#### Exercise aim:
Give back the full listing verbatim, apart from its images.

#### Dataset excerpt:
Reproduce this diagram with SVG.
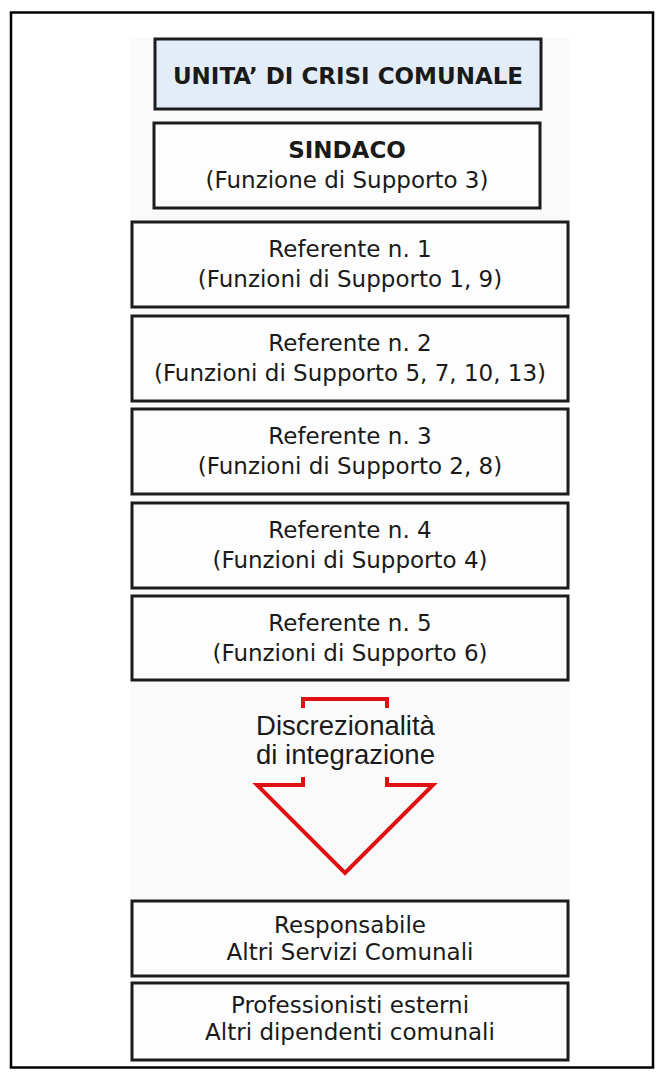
<svg xmlns="http://www.w3.org/2000/svg" width="656" height="1072" viewBox="0 0 656 1072">
<style>
.box{fill:#fdfdfd;stroke:#1c1c1c;stroke-width:3}
.hdr{fill:#e2edf8;stroke:#1c1c1c;stroke-width:3}
.t{font-family:"DejaVu Sans",Verdana,sans-serif;font-size:23px;fill:#1a1a1a;text-anchor:middle}
.b{font-weight:bold}
.ar{fill:none;stroke:#e01010;stroke-width:4;stroke-linejoin:miter}
.at{font-family:"Liberation Sans",Arial,sans-serif;font-size:27.5px;fill:#1a1a1a;text-anchor:middle}
</style>
<rect x="0" y="0" width="656" height="1072" fill="#ffffff"/>
<rect x="11" y="12.5" width="642" height="1055" fill="none" stroke="#000" stroke-width="2.5"/>
<rect x="130" y="37" width="440" height="1025" fill="#fafafa"/>
<g id="unita">
<rect class="hdr" x="155" y="39" width="386" height="70"/>
<text class="t b" x="348" y="83.5">UNITA’ DI CRISI COMUNALE</text>
</g>
<g id="sindaco">
<rect class="box" x="154" y="123" width="386" height="85"/>
<text class="t b" x="347" y="158">SINDACO</text>
<text class="t" x="347" y="188">(Funzione di Supporto 3)</text>
</g>
<g id="ref1">
<rect class="box" x="132" y="222" width="436" height="85"/>
<text class="t" x="350" y="257">Referente n. 1</text>
<text class="t" x="350" y="287">(Funzioni di Supporto 1, 9)</text>
</g>
<g id="ref2">
<rect class="box" x="132" y="316" width="436" height="85"/>
<text class="t" x="350" y="351">Referente n. 2</text>
<text class="t" x="350" y="381">(Funzioni di Supporto 5, 7, 10, 13)</text>
</g>
<g id="ref3">
<rect class="box" x="132" y="409" width="436" height="85"/>
<text class="t" x="350" y="444">Referente n. 3</text>
<text class="t" x="350" y="474">(Funzioni di Supporto 2, 8)</text>
</g>
<g id="ref4">
<rect class="box" x="132" y="503" width="436" height="85"/>
<text class="t" x="350" y="538">Referente n. 4</text>
<text class="t" x="350" y="568">(Funzioni di Supporto 4)</text>
</g>
<g id="ref5">
<rect class="box" x="132" y="596" width="436" height="84"/>
<text class="t" x="350" y="631">Referente n. 5</text>
<text class="t" x="350" y="661">(Funzioni di Supporto 6)</text>
</g>
<g id="arrow">
<path class="ar" d="M303,708 V699 H387 V708"/>
<path class="ar" d="M303,777 V785 H257 L345,873 L433,785 H387 V777"/>
<text class="at" x="345.5" y="735">Discrezionalità</text>
<text class="at" x="345.5" y="764">di integrazione</text>
</g>
<g id="responsabile">
<rect class="box" x="132" y="901" width="436" height="75"/>
<text class="t" x="350" y="933">Responsabile</text>
<text class="t" x="350" y="960">Altri Servizi Comunali</text>
</g>
<g id="professionisti">
<rect class="box" x="132" y="983" width="436" height="77"/>
<text class="t" x="350" y="1013">Professionisti esterni</text>
<text class="t" x="350" y="1040">Altri dipendenti comunali</text>
</g>
<g id="connectors"></g>
</svg>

#### Solution:
Reproduce this diagram with SVG.
<svg xmlns="http://www.w3.org/2000/svg" width="656" height="1072" viewBox="0 0 656 1072">
<style>
.box{fill:#fdfdfd;stroke:#1c1c1c;stroke-width:3}
.hdr{fill:#e2edf8;stroke:#1c1c1c;stroke-width:3}
.t{font-family:"DejaVu Sans",Verdana,sans-serif;font-size:23px;fill:#1a1a1a;text-anchor:middle}
.b{font-weight:bold}
.ar{fill:none;stroke:#e01010;stroke-width:4;stroke-linejoin:miter}
.at{font-family:"Liberation Sans",Arial,sans-serif;font-size:27.5px;fill:#1a1a1a;text-anchor:middle}
</style>
<rect x="0" y="0" width="656" height="1072" fill="#ffffff"/>
<rect x="11" y="12.5" width="642" height="1055" fill="none" stroke="#000" stroke-width="2.5"/>
<rect x="130" y="37" width="440" height="1025" fill="#fafafa"/>
<g id="unita">
<rect class="hdr" x="155" y="39" width="386" height="70"/>
<text class="t b" x="348" y="83.5">UNITA’ DI CRISI COMUNALE</text>
</g>
<g id="sindaco">
<rect class="box" x="154" y="123" width="386" height="85"/>
<text class="t b" x="347" y="158">SINDACO</text>
<text class="t" x="347" y="188">(Funzione di Supporto 3)</text>
</g>
<g id="ref1">
<rect class="box" x="132" y="222" width="436" height="85"/>
<text class="t" x="350" y="257">Referente n. 1</text>
<text class="t" x="350" y="287">(Funzioni di Supporto 1, 9)</text>
</g>
<g id="ref2">
<rect class="box" x="132" y="316" width="436" height="85"/>
<text class="t" x="350" y="351">Referente n. 2</text>
<text class="t" x="350" y="381">(Funzioni di Supporto 5, 7, 10, 13)</text>
</g>
<g id="ref3">
<rect class="box" x="132" y="409" width="436" height="85"/>
<text class="t" x="350" y="444">Referente n. 3</text>
<text class="t" x="350" y="474">(Funzioni di Supporto 2, 8)</text>
</g>
<g id="ref4">
<rect class="box" x="132" y="503" width="436" height="85"/>
<text class="t" x="350" y="538">Referente n. 4</text>
<text class="t" x="350" y="568">(Funzioni di Supporto 4)</text>
</g>
<g id="ref5">
<rect class="box" x="132" y="596" width="436" height="84"/>
<text class="t" x="350" y="631">Referente n. 5</text>
<text class="t" x="350" y="661">(Funzioni di Supporto 6)</text>
</g>
<g id="arrow">
<path class="ar" d="M303,708 V699 H387 V708"/>
<path class="ar" d="M303,777 V785 H257 L345,873 L433,785 H387 V777"/>
<text class="at" x="345.5" y="735">Discrezionalità</text>
<text class="at" x="345.5" y="764">di integrazione</text>
</g>
<g id="responsabile">
<rect class="box" x="132" y="901" width="436" height="75"/>
<text class="t" x="350" y="933">Responsabile</text>
<text class="t" x="350" y="960">Altri Servizi Comunali</text>
</g>
<g id="professionisti">
<rect class="box" x="132" y="983" width="436" height="77"/>
<text class="t" x="350" y="1013">Professionisti esterni</text>
<text class="t" x="350" y="1040">Altri dipendenti comunali</text>
</g>
<g id="connectors"></g>
</svg>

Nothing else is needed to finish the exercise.